Madonna interessieren „die Frauen“. Damals wie heute. Als selber alleinerziehende vierfache Mutter. Motto: Selbstfindung zur Selbstachtung. Als beherztes Drama. Selber begreifen, entscheiden, wie der eigene Lebens-, sprich Beziehungsweg laufen, weiterlaufen soll. Ohne faule Kompromisse. Ohne als „Emotionskrüppel“ zu enden. Mal befinden wir uns „im Ursprung“, in den hochrangigen „Lebezonen“ von damals, nachgespielt, mit authentischem Wochenschaumaterial vermischt, mit schicken Menschen in feinen Kostümen und bestem Zwirn in „komfortabler“ Umgebung – Kostüme und Design sowie die gesamte Ausstattung sind von beachtlichem Schauwert -, mal in der Gegenwart. In der sich die gefühlsunsichere Großstädterin Wally Winthrop abmüht herauszubekommen, was sie künftig will, besser: Was sie eigentlich nicht (mehr) will. Um sich dann durchsetzen zu können. Wollen.
Diskrete weibliche Biopics im Wandel der Zeiten.

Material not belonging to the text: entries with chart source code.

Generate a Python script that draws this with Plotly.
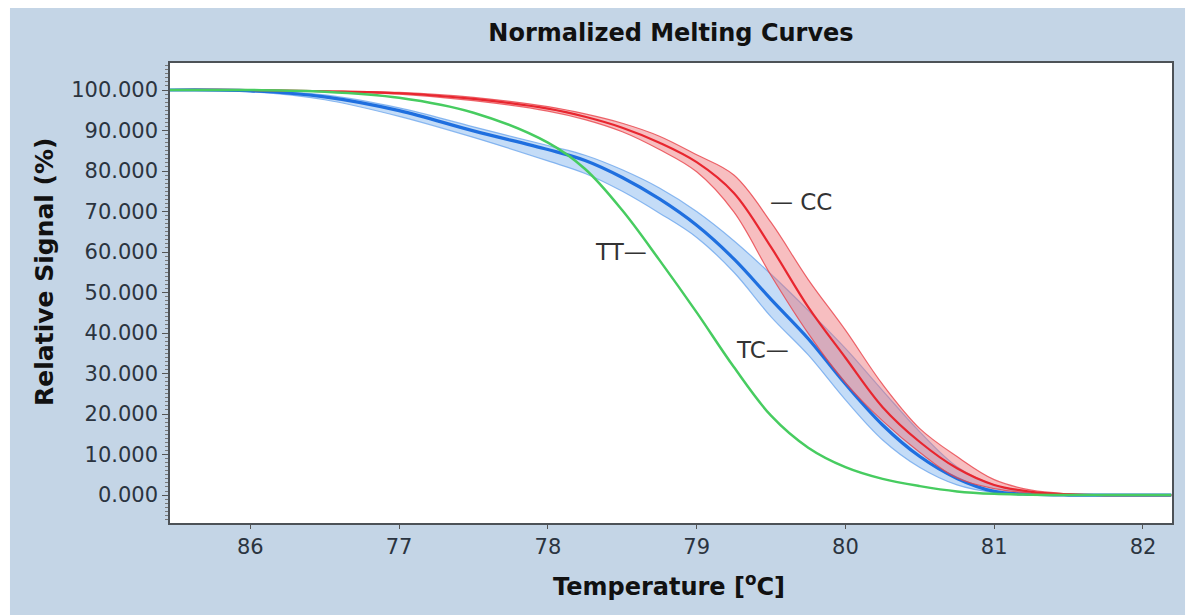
import plotly.graph_objects as go

# ---- data ----
temperature = [75.46, 76.0, 76.5, 77.0, 77.5, 78.0, 78.25, 78.5, 78.75, 79.0, 79.25, 79.5,
               79.75, 80.0, 80.25, 80.5, 80.75, 81.0, 81.25, 81.5, 81.75, 82.0, 82.19]

tt_curve = [100, 100, 99.6, 98.1, 94.4, 87.0, 80.5, 70.3, 58.0, 45.1, 31.6, 19.6,
            11.7, 6.9, 4.0, 2.2, 0.9, 0.3, 0.1, 0, 0, 0, 0]

cc_mid = [100, 100, 99.7, 99.2, 97.8, 95.4, 93.4, 90.7, 87.0, 82.2, 74.6, 61.2,
          46.4, 33.9, 21.7, 13.1, 6.6, 2.5, 0.8, 0.2, 0, 0, 0]
cc_low = [100, 100, 99.6, 99.0, 97.4, 94.8, 92.7, 89.7, 85.3, 79.8, 69.9, 54.2,
          39.9, 27.7, 18.3, 10.5, 4.2, 1.6, 0.5, 0.1, 0, 0, 0]
cc_high = [100, 100, 99.8, 99.4, 98.2, 95.9, 94.1, 91.8, 88.6, 84.0, 79.0, 67.3,
           53.2, 40.7, 27.3, 16.4, 9.5, 3.8, 1.2, 0.3, 0, 0, 0]

tc_mid = [100, 99.8, 98.3, 94.9, 89.9, 85.3, 82.6, 78.4, 73.1, 66.6, 58.3, 48.3,
          38.6, 27.4, 17.3, 9.5, 4.1, 0.9, 0.2, 0, 0, 0, 0]
tc_high = [100, 99.9, 98.8, 95.6, 90.9, 86.3, 83.9, 80.3, 75.8, 70.0, 62.8, 54.5,
           45.6, 36.2, 25.8, 15.6, 7.0, 2.5, 0.6, 0.1, 0, 0, 0]
tc_low = [100, 99.6, 97.6, 93.5, 88.3, 82.5, 79.4, 75.0, 69.6, 63.6, 55.0, 44.0,
          34.6, 23.5, 13.6, 6.8, 2.5, 0.6, 0.1, 0, 0, 0, 0]

x_tick_vals = [76, 77, 78, 79, 80, 81, 82]
x_tick_text = ["86", "77", "78", "79", "80", "81", "82"]
y_tick_vals = [0, 10, 20, 30, 40, 50, 60, 70, 80, 90, 100]

labels = [("\u2014 CC", 79.70, 72.3), ("TT\u2014", 78.49, 60.0), ("TC\u2014", 79.44, 35.8)]

FONT = "DejaVu Sans"
BG = "#c4d5e6"

fig = go.Figure()

def band(low, high, fill, edge):
    fig.add_trace(go.Scatter(x=temperature, y=low, mode="lines",
                             line=dict(color=edge, width=1.2, shape="spline"),
                             hoverinfo="skip", showlegend=False))
    fig.add_trace(go.Scatter(x=temperature, y=high, mode="lines", fill="tonexty",
                             fillcolor=fill,
                             line=dict(color=edge, width=1.2, shape="spline"),
                             hoverinfo="skip", showlegend=False))

# TC (blue) bundle
band(tc_low, tc_high, "rgba(125,178,238,0.45)", "rgba(95,158,235,0.7)")
fig.add_trace(go.Scatter(x=temperature, y=tc_mid, mode="lines", name="TC",
                         line=dict(color="#1f6fdf", width=3.2, shape="spline"),
                         showlegend=False))
# CC (red) bundle
band(cc_low, cc_high, "rgba(238,110,115,0.45)", "rgba(232,65,72,0.8)")
fig.add_trace(go.Scatter(x=temperature, y=cc_mid, mode="lines", name="CC",
                         line=dict(color="#e8262f", width=2.2, shape="spline"),
                         showlegend=False))
# TT (green)
fig.add_trace(go.Scatter(x=temperature, y=tt_curve, mode="lines", name="TT",
                         line=dict(color="#47cc60", width=2.5, shape="spline"),
                         showlegend=False))

for text, xv, yv in labels:
    fig.add_annotation(x=xv, y=yv, text=text, showarrow=False,
                       font=dict(family=FONT, size=23, color="#333333"),
                       xanchor="center", yanchor="middle")

# axis titles
fig.add_annotation(x=-0.1248, y=0.5457, xref="paper", yref="paper",
                   text="<b>Relative Signal (%)</b>", textangle=-90, showarrow=False,
                   font=dict(family=FONT, size=25, color="#111111"),
                   xanchor="center", yanchor="middle")
fig.add_annotation(x=0.4985, y=-0.1348, xref="paper", yref="paper",
                   text="<b>Temperature [<sup>o</sup>C]</b>", showarrow=False,
                   font=dict(family=FONT, size=24, color="#111111"),
                   xanchor="center", yanchor="middle")

# backgrounds
fig.add_shape(type="rect", xref="paper", yref="paper", x0=-0.1597, x1=1.013,
              y0=-0.25, y1=1.1196, fillcolor=BG, line=dict(width=0), layer="below")
fig.add_shape(type="rect", xref="paper", yref="paper", x0=0, x1=1, y0=0, y1=1,
              fillcolor="white", line=dict(width=0), layer="below")

fig.update_layout(
    width=1188, height=615,
    margin=dict(l=170, r=16, t=63, b=92),
    paper_bgcolor="white", plot_bgcolor="white",
    title=dict(text="<b>Normalized Melting Curves</b>", x=0.5, xref="paper",
               y=1 - 33 / 615, yanchor="middle", xanchor="center",
               font=dict(family=FONT, size=24, color="#111111")),
    font=dict(family=FONT, color="#2b3440"),
    showlegend=False,
)
fig.update_xaxes(range=[75.46, 82.195], tickvals=x_tick_vals, ticktext=x_tick_text,
                 ticks="outside", ticklen=4, tickcolor="#555555",
                 tickfont=dict(family=FONT, size=21, color="#2b3440"),
                 showgrid=False, zeroline=False, showline=True, mirror=True,
                 linecolor="#4d5257", linewidth=1.5)
fig.update_yaxes(range=[-6.9, 106.67], tickvals=y_tick_vals, tickformat=".3f",
                 ticks="outside", ticklen=6, tickcolor="#555555",
                 minor=dict(dtick=1, ticks="outside", ticklen=3, tickcolor="#777777"),
                 tickfont=dict(family=FONT, size=21, color="#2b3440"),
                 showgrid=False, zeroline=False, showline=True, mirror=True,
                 linecolor="#4d5257", linewidth=1.5)

fig.write_html("out.html", config={"displayModeBar": False},
               post_script="document.body.style.margin='0';")
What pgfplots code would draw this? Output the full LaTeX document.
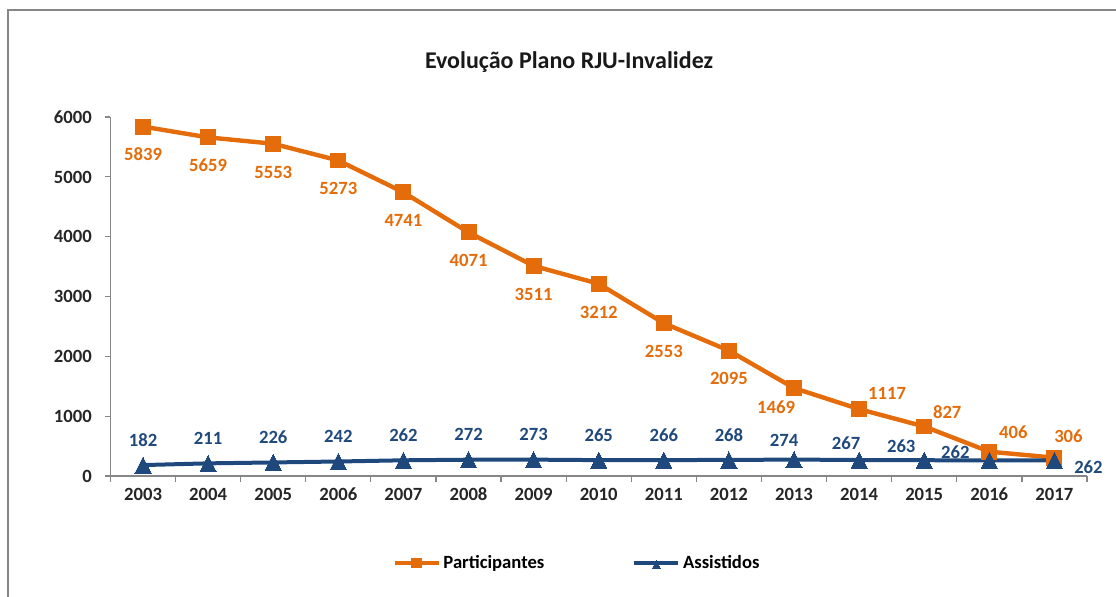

„W.E.“ ist ein atmosphärischer Bauch-Film. Ist üppiges AUGEN-Kino. Optisch beeindruckend mit den Motiven des deutschen Kameramanns Hagen Bogdanski („Das Leben der Anderen“). Sowie mit starken weiblichen Akteurinnen. ABBIE CORNISH (zuletzt in „Ohne Limit“, 2006 neben Russell Crowe in „Ein gutes Jahr“ von Ridley Scott) übt den Ausstieg aus ihrem modernen „Goldenen Käfig“ und ist eine „spannende Entwicklungsemanze“; ANDREA RISEBOROUGH (zuletzt in „Brighton Rock“) als Wallis Simpson ist „bärenstark“ charismatisch und von faszinierender Ausstrahlung. Als durchsetzungsfähige Ami-Lady. Im steifen Britannien. Der JAMES D’ARCY als Edward The (Ex-)King „angemessen“ den Hof macht. Als rücksichtsvoller Stichwortgeber-Begleiter.

Während der stimmungsvolle orchestrale Soundtrack vom renommierten, im polnischen Krakau geborenen und seit 2006 in Los Angeles lebenden Filmkomponisten ABEL KORZENIOWSKI stammt („Golden Globe“-Nominierung neulich für seine Musik zum Tom Ford-Regiedebüt „A Single Man“), zu dem dann Madonna auch ihren Titel „Masterpiece“ für den Abspann beisteuert. „W.E.“, ein Wohlfühl-Movie. Für Mädels. Und Anhang (= 3 PÖNIs).